RAW DATA >>

--

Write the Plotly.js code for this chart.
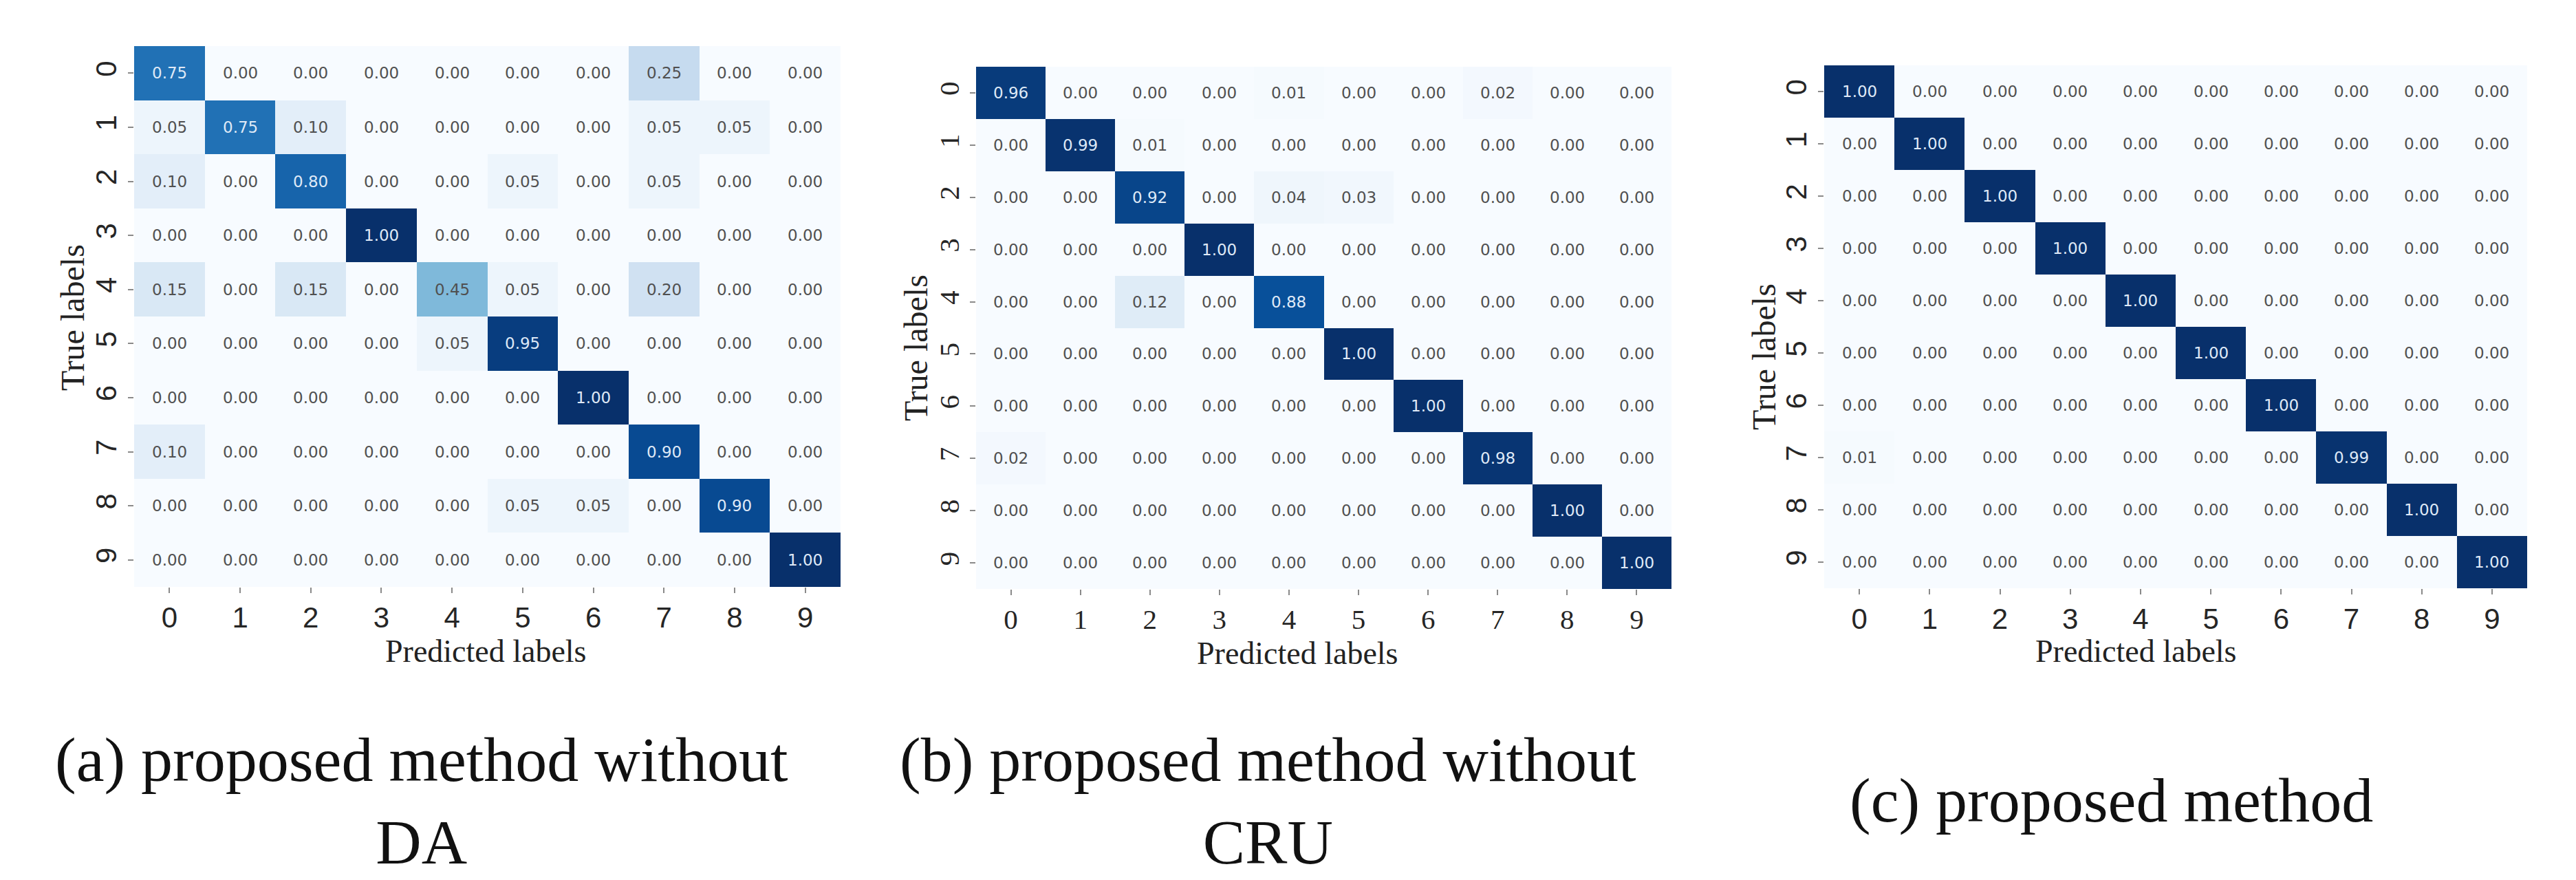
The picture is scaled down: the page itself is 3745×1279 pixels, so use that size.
<!DOCTYPE html>
<html>
<head>
<meta charset="utf-8">
<script src="https://cdn.plot.ly/plotly-3.0.1.min.js"></script>
<style>
  html, body { margin: 0; padding: 0; background: #fff; }
  #chart { width: 3745px; height: 1279px; }
</style>
</head>
<body>
<div id="chart"></div>
<script>
// class labels 0..9
const classLabels = [0, 1, 2, 3, 4, 5, 6, 7, 8, 9];

// (a) proposed method without DA
const cmA = [
    [0.75, 0.00, 0.00, 0.00, 0.00, 0.00, 0.00, 0.25, 0.00, 0.00],
    [0.05, 0.75, 0.10, 0.00, 0.00, 0.00, 0.00, 0.05, 0.05, 0.00],
    [0.10, 0.00, 0.80, 0.00, 0.00, 0.05, 0.00, 0.05, 0.00, 0.00],
    [0.00, 0.00, 0.00, 1.00, 0.00, 0.00, 0.00, 0.00, 0.00, 0.00],
    [0.15, 0.00, 0.15, 0.00, 0.45, 0.05, 0.00, 0.20, 0.00, 0.00],
    [0.00, 0.00, 0.00, 0.00, 0.05, 0.95, 0.00, 0.00, 0.00, 0.00],
    [0.00, 0.00, 0.00, 0.00, 0.00, 0.00, 1.00, 0.00, 0.00, 0.00],
    [0.10, 0.00, 0.00, 0.00, 0.00, 0.00, 0.00, 0.90, 0.00, 0.00],
    [0.00, 0.00, 0.00, 0.00, 0.00, 0.05, 0.05, 0.00, 0.90, 0.00],
    [0.00, 0.00, 0.00, 0.00, 0.00, 0.00, 0.00, 0.00, 0.00, 1.00]
];

// (b) proposed method without CRU
const cmB = [
    [0.96, 0.00, 0.00, 0.00, 0.01, 0.00, 0.00, 0.02, 0.00, 0.00],
    [0.00, 0.99, 0.01, 0.00, 0.00, 0.00, 0.00, 0.00, 0.00, 0.00],
    [0.00, 0.00, 0.92, 0.00, 0.04, 0.03, 0.00, 0.00, 0.00, 0.00],
    [0.00, 0.00, 0.00, 1.00, 0.00, 0.00, 0.00, 0.00, 0.00, 0.00],
    [0.00, 0.00, 0.12, 0.00, 0.88, 0.00, 0.00, 0.00, 0.00, 0.00],
    [0.00, 0.00, 0.00, 0.00, 0.00, 1.00, 0.00, 0.00, 0.00, 0.00],
    [0.00, 0.00, 0.00, 0.00, 0.00, 0.00, 1.00, 0.00, 0.00, 0.00],
    [0.02, 0.00, 0.00, 0.00, 0.00, 0.00, 0.00, 0.98, 0.00, 0.00],
    [0.00, 0.00, 0.00, 0.00, 0.00, 0.00, 0.00, 0.00, 1.00, 0.00],
    [0.00, 0.00, 0.00, 0.00, 0.00, 0.00, 0.00, 0.00, 0.00, 1.00]
];

// (c) proposed method
const cmC = [
    [1.00, 0.00, 0.00, 0.00, 0.00, 0.00, 0.00, 0.00, 0.00, 0.00],
    [0.00, 1.00, 0.00, 0.00, 0.00, 0.00, 0.00, 0.00, 0.00, 0.00],
    [0.00, 0.00, 1.00, 0.00, 0.00, 0.00, 0.00, 0.00, 0.00, 0.00],
    [0.00, 0.00, 0.00, 1.00, 0.00, 0.00, 0.00, 0.00, 0.00, 0.00],
    [0.00, 0.00, 0.00, 0.00, 1.00, 0.00, 0.00, 0.00, 0.00, 0.00],
    [0.00, 0.00, 0.00, 0.00, 0.00, 1.00, 0.00, 0.00, 0.00, 0.00],
    [0.00, 0.00, 0.00, 0.00, 0.00, 0.00, 1.00, 0.00, 0.00, 0.00],
    [0.01, 0.00, 0.00, 0.00, 0.00, 0.00, 0.00, 0.99, 0.00, 0.00],
    [0.00, 0.00, 0.00, 0.00, 0.00, 0.00, 0.00, 0.00, 1.00, 0.00],
    [0.00, 0.00, 0.00, 0.00, 0.00, 0.00, 0.00, 0.00, 0.00, 1.00]
];

const captions = [
    '(a) proposed method without<br>DA',
    '(b) proposed method without<br>CRU',
    '(c) proposed method'
];

// seaborn "Blues"
const blues = [
    [0.0, '#f7fbff'], [0.125, '#deebf7'], [0.25, '#c6dbef'], [0.375, '#9ecae1'],
    [0.5, '#6baed6'], [0.625, '#4292c6'], [0.75, '#2171b5'], [0.875, '#08519c'],
    [1.0, '#08306b']
];

const W = 3745, H = 1279;
const fx = x => x / W;
const fy = y => 1 - y / H;

const serif = 'Liberation Serif, Times New Roman, serif';
const sans = 'Liberation Sans, Arial, sans-serif';

// pixel boxes of each heatmap
const panels = [
    { cm: cmA, box: [195, 67, 1222, 853], tickFont: sans, tickSize: 42,
      yTitle: [105, 462], xTitle: [706, 946], caption: [613, 1164] },
    { cm: cmB, box: [1419, 97, 2430, 856], tickFont: serif, tickSize: 41,
      yTitle: [1332, 506], xTitle: [1886, 949], caption: [1843, 1164] },
    { cm: cmC, box: [2652, 95, 3674, 855], tickFont: sans, tickSize: 42,
      yTitle: [2564, 519], xTitle: [3105, 946], caption: [3069, 1163] }
];

const traces = [];
const annotations = [];
const layout = {
    width: W,
    height: H,
    margin: { l: 0, r: 0, t: 0, b: 0 },
    paper_bgcolor: '#ffffff',
    plot_bgcolor: '#ffffff',
    showlegend: false
};

panels.forEach((p, k) => {
    const n = k === 0 ? '' : String(k + 1);
    const [x0, y0, x1, y1] = p.box;

    traces.push({
        type: 'heatmap',
        x: classLabels,
        y: classLabels,
        z: p.cm,
        zmin: 0,
        zmax: 1,
        colorscale: blues,
        showscale: false,
        hoverinfo: 'skip',
        xaxis: 'x' + n,
        yaxis: 'y' + n
    });

    const tickStyle = {
        ticks: 'outside',
        ticklen: 8,
        tickwidth: 2,
        tickcolor: '#8a8a8a',
        tickfont: { family: p.tickFont, size: p.tickSize, color: '#262626' },
        tickvals: classLabels,
        ticktext: classLabels.map(String),
        showgrid: false,
        zeroline: false,
        showline: false,
        fixedrange: true
    };

    layout['xaxis' + n] = Object.assign({}, tickStyle, {
        domain: [fx(x0), fx(x1)],
        anchor: 'y' + n,
        range: [-0.5, 9.5]
    });
    layout['yaxis' + n] = Object.assign({}, tickStyle, {
        domain: [fy(y1), fy(y0)],
        anchor: 'x' + n,
        range: [9.5, -0.5],
        tickangle: -90
    });

    // cell values
    p.cm.forEach((row, i) => {
        row.forEach((v, j) => {
            annotations.push({
                x: classLabels[j],
                y: classLabels[i],
                xref: 'x' + n,
                yref: 'y' + n,
                text: v.toFixed(2),
                showarrow: false,
                font: { family: 'DejaVu Sans, sans-serif', size: 23, color: v >= 0.5 ? '#dfe9f7' : '#505050' }
            });
        });
    });

    // axis titles
    annotations.push({
        x: fx(p.yTitle[0]), y: fy(p.yTitle[1]),
        xref: 'paper', yref: 'paper',
        text: 'True labels', textangle: -90, showarrow: false,
        xanchor: 'center', yanchor: 'middle',
        font: { family: serif, size: 48, color: '#222' }
    });
    annotations.push({
        x: fx(p.xTitle[0]), y: fy(p.xTitle[1]),
        xref: 'paper', yref: 'paper',
        text: 'Predicted labels', showarrow: false,
        xanchor: 'center', yanchor: 'middle',
        font: { family: serif, size: 46, color: '#222' }
    });

    // caption under each panel
    annotations.push({
        x: fx(p.caption[0]), y: fy(p.caption[1]),
        xref: 'paper', yref: 'paper',
        text: captions[k], showarrow: false,
        xanchor: 'center', yanchor: 'middle',
        font: { family: serif, size: 92, color: '#111' }
    });
});

layout.annotations = annotations;

Plotly.newPlot('chart', traces, layout, { displayModeBar: false, staticPlot: true });
</script>
</body>
</html>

--

WRITTEN TASK >> Write out, from the lines above, only those from the line with "The picture is" to the line with "5, 6, 7, 8, 9];", exactly as given, including the first and the last.

THE OUTPUT >>
The picture is scaled down: the page itself is 3745×1279 pixels, so use that size.
<!DOCTYPE html>
<html>
<head>
<meta charset="utf-8">
<script src="https://cdn.plot.ly/plotly-3.0.1.min.js"></script>
<style>
  html, body { margin: 0; padding: 0; background: #fff; }
  #chart { width: 3745px; height: 1279px; }
</style>
</head>
<body>
<div id="chart"></div>
<script>
// class labels 0..9
const classLabels = [0, 1, 2, 3, 4, 5, 6, 7, 8, 9];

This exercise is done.